The Tribune Company, owner of the Los Angeles Times and Chicago Tribune, is flirting with bankruptcy because it can’t meet its debt obligations.

At the same time, The New York Times Company, which just built itself a fancy Renzo Piano skyscraper in midtown Manhattan, is currently trying to mortgage that building to deal with a credit crunch.

More and more, it seems that Andrew Sullivan is correct.

You should take a moment to savour the piece of grubby newsprint in your hands this Sunday. Because it is going to disappear far sooner than most analysts predict.

Whoops, I see that Dan and I were posting this at almost the same time. To make up for the double-post, here’s some more Sullivan, answering the question of whether one-man blogs (as they exist now) can do the work newspapers used to:

The terrifying problem is that a one-man blog cannot begin to do the necessary labour-intensive, skilled reporting that a good newspaper sponsors and pioneers. A world in which reporting becomes even more minimal and opinion gets even more vacuous and unending is not a healthy one for a democracy.

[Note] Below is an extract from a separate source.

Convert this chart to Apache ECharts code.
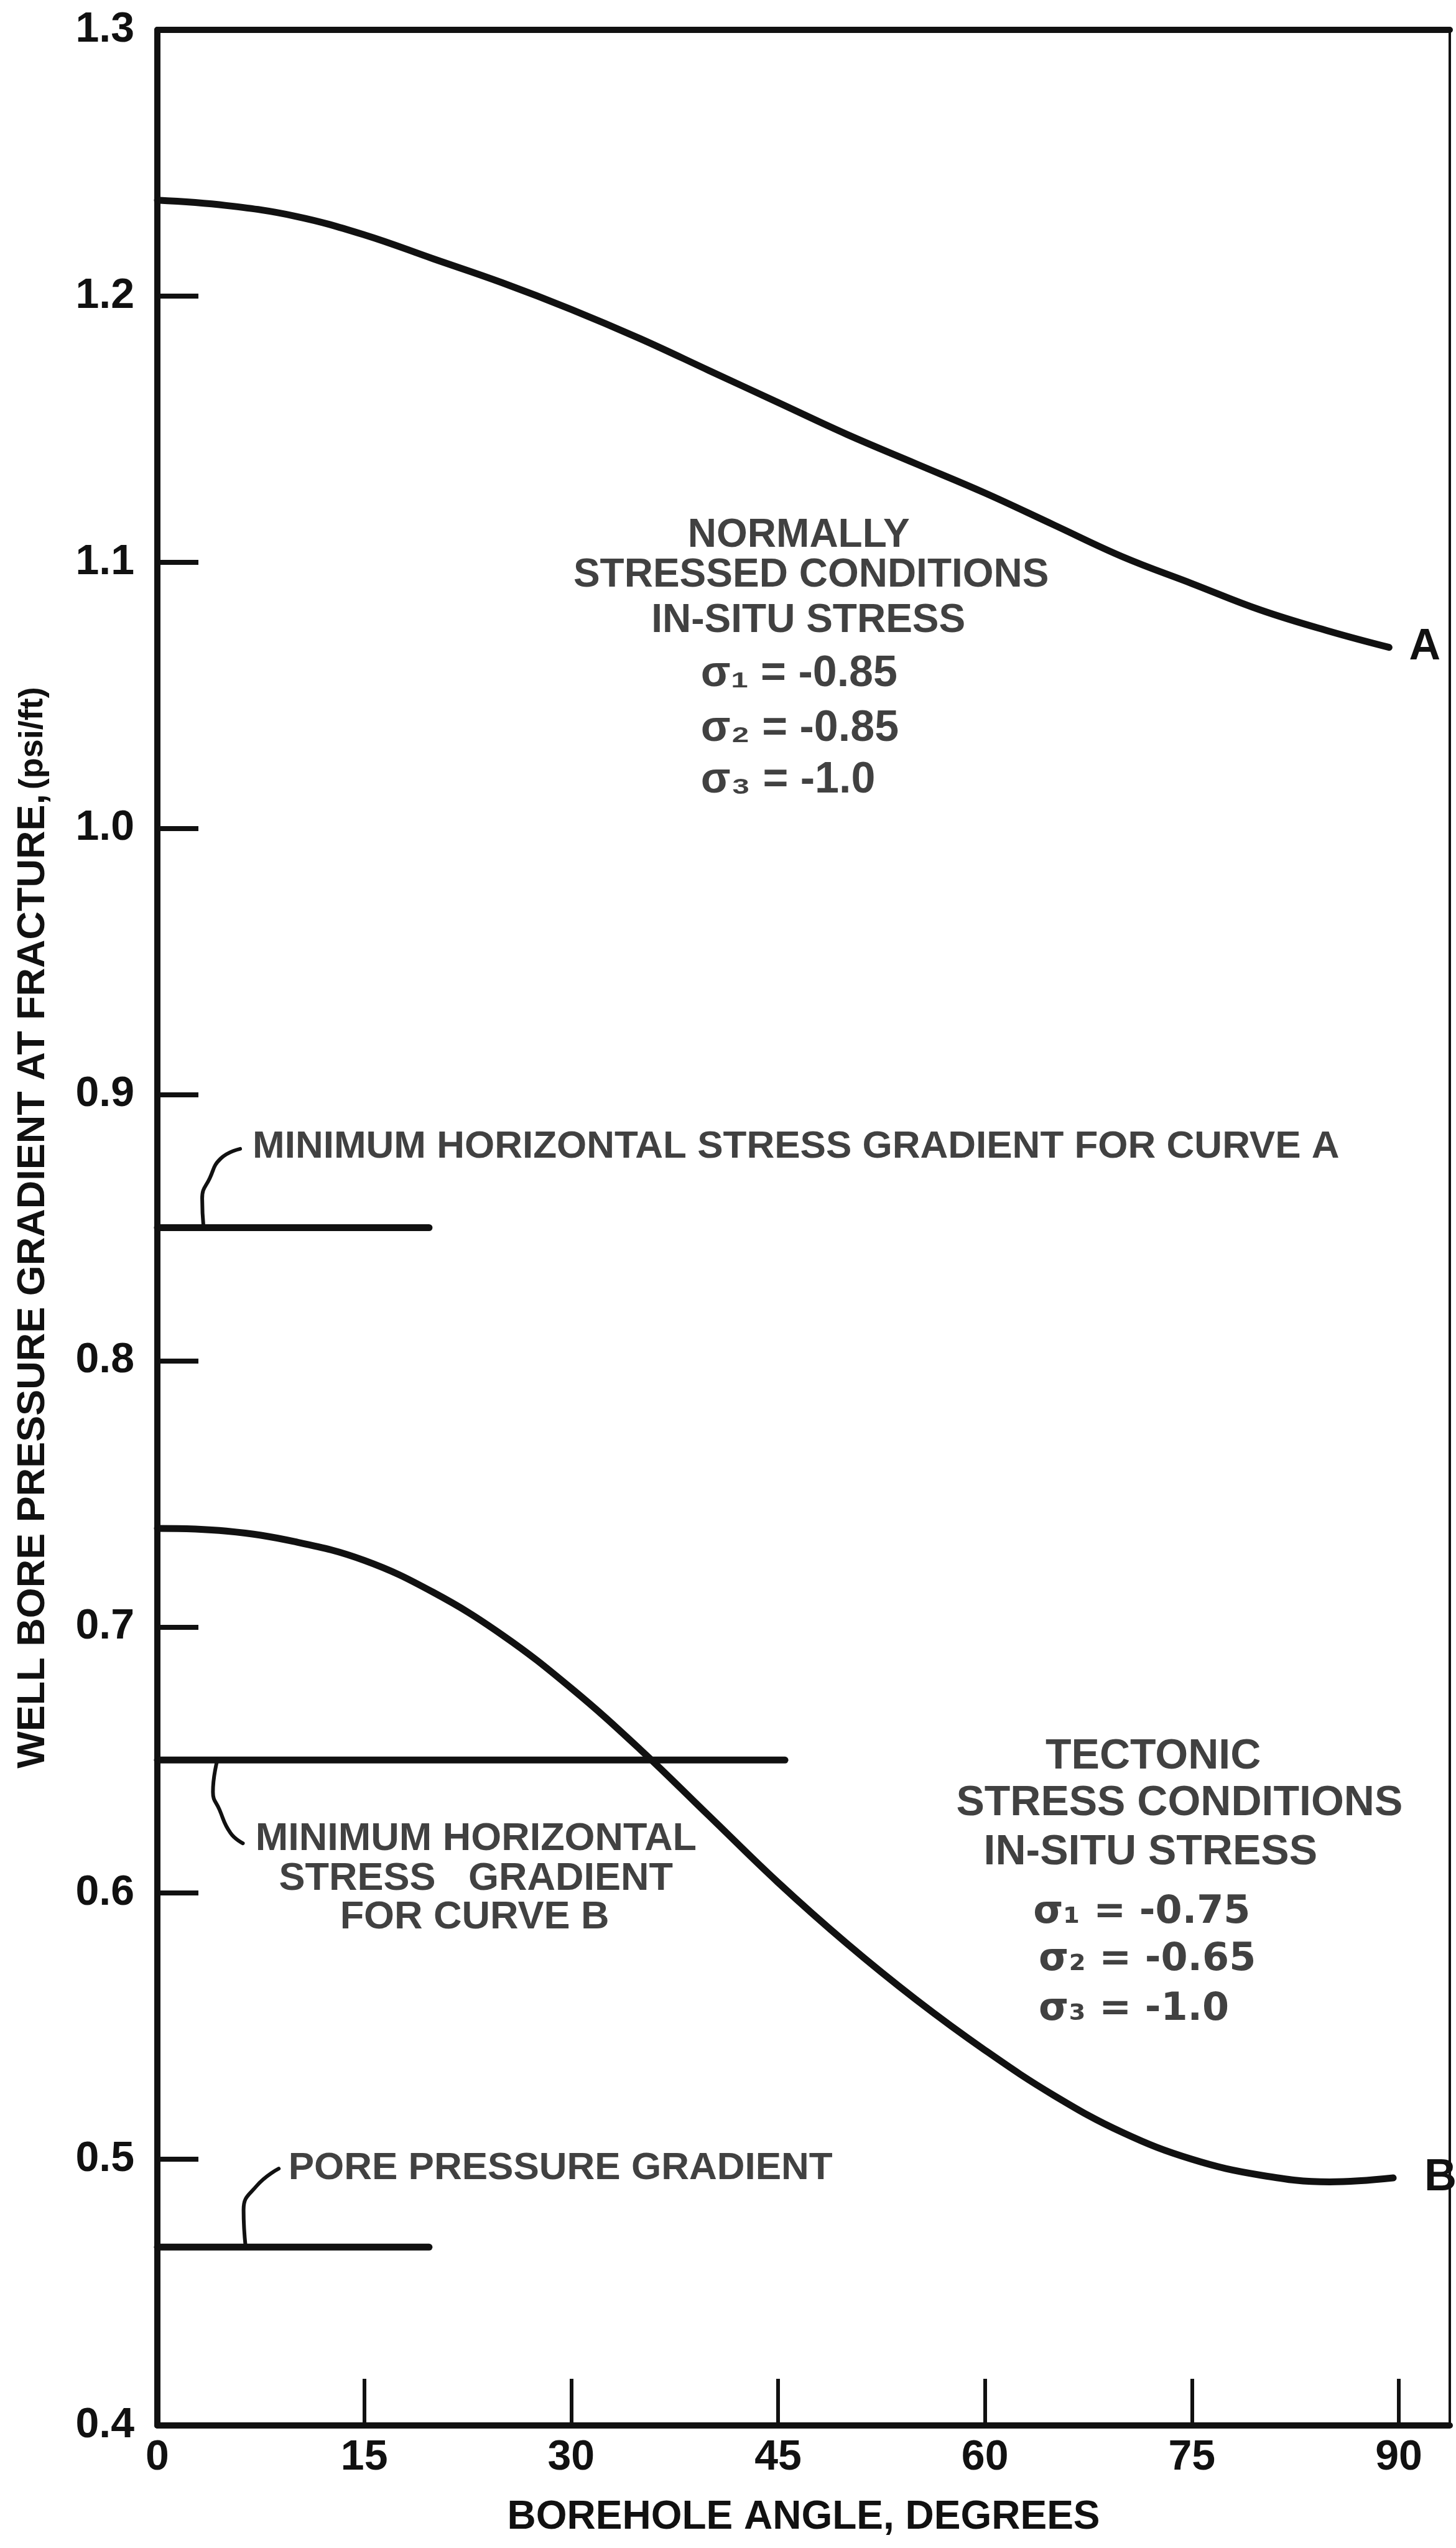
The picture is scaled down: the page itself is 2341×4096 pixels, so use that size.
<!DOCTYPE html>
<html><head><meta charset="utf-8">
<script src="https://cdn.jsdelivr.net/npm/echarts@6/dist/echarts.min.js"></script>
<style>html,body{margin:0;padding:0;background:#fff}#c{width:2341px;height:4096px}</style>
</head><body><div id="c"></div>
<script>
// ---- data ----
const anglesA = [0, 5, 10, 15, 20, 25, 30, 35, 40, 45, 50, 55, 60, 65, 70, 75, 80, 85, 89.3];
const curveA  = [1.236, 1.234, 1.230, 1.223, 1.214, 1.205, 1.195, 1.184, 1.172, 1.160, 1.148, 1.137, 1.126, 1.114, 1.102, 1.092, 1.082, 1.074, 1.068];
const anglesB = [0, 5, 10, 15, 20, 25, 30, 35, 40, 45, 50, 55, 60, 65, 70, 75, 80, 85, 89.6];
const curveB  = [0.737, 0.736, 0.732, 0.725, 0.713, 0.697, 0.677, 0.654, 0.629, 0.604, 0.581, 0.560, 0.541, 0.524, 0.510, 0.500, 0.494, 0.4915, 0.493];
const minHorizA = [[0, 0.85], [19.7, 0.85]];
const minHorizB = [[0, 0.65], [45.5, 0.65]];
const porePressure = [[0, 0.467], [19.7, 0.467]];
const hookA = [[3.35, 0.85], [3.25, 0.861], [3.8, 0.8686], [4.6, 0.876], [6.0, 0.8796]];
const hookB = [[4.35, 0.65], [4.03, 0.638], [4.5, 0.6314], [5.3, 0.6226], [6.2, 0.6187]];
const hookPore = [[6.4, 0.467], [6.25, 0.481], [7.2, 0.490], [8.8, 0.4965]];
const xTickLabels = [0, 15, 30, 45, 60, 75, 90];
const xTickMarks = [15, 30, 45, 60, 75, 90];
const yTickLabels = [0.4, 0.5, 0.6, 0.7, 0.8, 0.9, 1.0, 1.1, 1.2, 1.3];
const yTickMarks = [0.5, 0.6, 0.7, 0.8, 0.9, 1.0, 1.1, 1.2];

// ---- annotation layout: text, anchor (angle, value), alignment, font size, family ----
const FONT = "'Liberation Sans', Arial, sans-serif";
const WIDE = "'DejaVu Sans', 'Liberation Sans', sans-serif";
const annotations = [
  ['MINIMUM HORIZONTAL STRESS GRADIENT FOR CURVE A', 6.9, 0.8804, 'left', 62, FONT],
  ['MINIMUM HORIZONTAL', 23.1, 0.6202, 'center', 63, FONT],
  ['STRESS   GRADIENT', 23.1, 0.6053, 'center', 63, FONT],
  ['FOR CURVE B', 23.0, 0.5908, 'center', 63, FONT],
  ['PORE PRESSURE GRADIENT', 9.5, 0.4965, 'left', 62, FONT],
  ['NORMALLY', 46.5, 1.110, 'center', 64, FONT],
  ['STRESSED CONDITIONS', 47.4, 1.095, 'center', 64, FONT],
  ['IN-SITU STRESS', 47.2, 1.078, 'center', 64, FONT],
  ['\u03C3\u2081 = -0.85', 39.4, 1.058, 'left', 70, FONT],
  ['\u03C3\u2082 = -0.85', 39.4, 1.0375, 'left', 70, FONT],
  ['\u03C3\u2083 = -1.0', 39.4, 1.018, 'left', 70, FONT],
  ['TECTONIC', 72.2, 0.6511, 'center', 68, FONT],
  ['STRESS CONDITIONS', 74.1, 0.6337, 'center', 68, FONT],
  ['IN-SITU STRESS', 72.0, 0.6152, 'center', 68, FONT],
  ['\u03C3\u2081 = -0.75', 63.5, 0.5926, 'left', 62, WIDE],
  ['\u03C3\u2082 = -0.65', 63.9, 0.5749, 'left', 62, WIDE],
  ['\u03C3\u2083 = -1.0', 63.9, 0.5562, 'left', 62, WIDE]
];

const INK = '#111';
const pairs = (xs, ys) => xs.map((x, i) => [x, ys[i]]);

function lineSeries(data, width, extra) {
  return Object.assign({
    type: 'line', data: data, symbol: 'none', silent: true, clip: false,
    lineStyle: { color: INK, width: width, cap: 'round', join: 'round' }
  }, extra || {});
}

const chart = echarts.init(document.getElementById('c'), null, { renderer: 'canvas' });
chart.setOption({
  animation: false,
  backgroundColor: '#ffffff',
  grid: { left: 253, right: 10, top: 48, bottom: 197, containLabel: false },
  xAxis: [{
    type: 'value', min: 0, max: 93.7, interval: 15, position: 'bottom',
    axisLine: { show: true, onZero: false, lineStyle: { color: INK, width: 10 } },
    axisTick: { show: true, inside: true, length: 75, customValues: xTickMarks, lineStyle: { color: INK, width: 6 } },
    axisLabel: { show: true, customValues: xTickLabels, margin: 18, fontFamily: FONT, fontWeight: 'bold', fontSize: 68, color: INK },
    splitLine: { show: false },
    name: 'BOREHOLE ANGLE, DEGREES', nameLocation: 'middle', nameGap: 116,
    nameTextStyle: { fontFamily: FONT, fontWeight: 'bold', fontSize: 64, color: INK }
  }, {
    type: 'value', min: 0, max: 93.7, position: 'top',
    axisLine: { show: true, onZero: false, lineStyle: { color: INK, width: 10 } },
    axisTick: { show: false }, axisLabel: { show: false }, splitLine: { show: false }
  }],
  yAxis: [{
    type: 'value', min: 0.4, max: 1.3, interval: 0.1, position: 'left',
    axisLine: { show: true, onZero: false, lineStyle: { color: INK, width: 10 } },
    axisTick: { show: true, inside: true, length: 66, customValues: yTickMarks, lineStyle: { color: INK, width: 8 } },
    axisLabel: { show: true, customValues: yTickLabels, margin: 37, fontFamily: FONT, fontWeight: 'bold', fontSize: 68, color: INK,
      formatter: v => v.toFixed(1) },
    splitLine: { show: false },
    name: '{a|WELL BORE PRESSURE GRADIENT AT FRACTURE,}  {b|(psi/ft)}',
    nameLocation: 'middle', nameRotate: 90, nameGap: 168,
    nameTextStyle: { rich: {
      a: { fontFamily: FONT, fontWeight: 'bold', fontSize: 63, color: INK },
      b: { fontFamily: FONT, fontWeight: 'bold', fontSize: 54, color: INK }
    } }
  }, {
    type: 'value', min: 0.4, max: 1.3, position: 'right',
    axisLine: { show: true, onZero: false, lineStyle: { color: INK, width: 4 } },
    axisTick: { show: false }, axisLabel: { show: false }, splitLine: { show: false }
  }],
  series: [
    lineSeries(pairs(anglesA, curveA), 11, { smooth: 0.4,
      endLabel: { show: true, formatter: 'A', distance: 32, fontFamily: FONT, fontWeight: 'bold', fontSize: 70, color: INK } }),
    lineSeries(pairs(anglesB, curveB), 11, { smooth: 0.4,
      endLabel: { show: true, formatter: 'B', distance: 50, fontFamily: FONT, fontWeight: 'bold', fontSize: 72, color: INK } }),
    lineSeries(minHorizA, 11),
    lineSeries(minHorizB, 11),
    lineSeries(porePressure, 11),
    lineSeries(hookA, 6, { smooth: 0.5 }),
    lineSeries(hookB, 6, { smooth: 0.5 }),
    lineSeries(hookPore, 6, { smooth: 0.5 }),
    {
      type: 'scatter', silent: true, clip: false, symbolSize: 1, z: 5,
      itemStyle: { color: 'rgba(0,0,0,0)' },
      data: annotations.map(a => ({
        value: [a[1], a[2]],
        label: { show: true, position: 'inside', formatter: a[0], align: a[3], verticalAlign: 'middle',
          fontFamily: a[5], fontWeight: 'bold', fontSize: a[4], color: INK }
      }))
    }
  ]
});
</script>
</body></html>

Eli Sanders was The Stranger's associate editor. His book, "While the City Slept," was a finalist for the Washington State Book Award and the Dayton Literary Peace Prize. He once did this and once won...

12 replies on “Today in Broken Business Models”

  1. Line up the bailout. I mean it. In the interests of the common good, Treasury should offer easy money, backed by the full faith and credit of the government, in exchange for preferred shares. Once the reporters are cut loose it’s game over, fourth estate.

  2. WSJ headline reports, and its papers the Chicago Tribune & LA Times confirm, the Trib is no longer flirting, has actually fiiled. LA Times mentions that if they’d managed to sell the Cubs on time they might not have had to file Chap 11 just yet.

  3. The Seattle Times is downsizing its print edition, including getting rid of the NY Times crossword puzzle. Now I have 0 reasons to buy the paper.

  4. Gee, how surprising that no newspapers are highlighting the fact that the current Tribune Co. is much more a radio and TV company than a newspaper company.

    It’s almost as if that would spoil the hand-wringing party!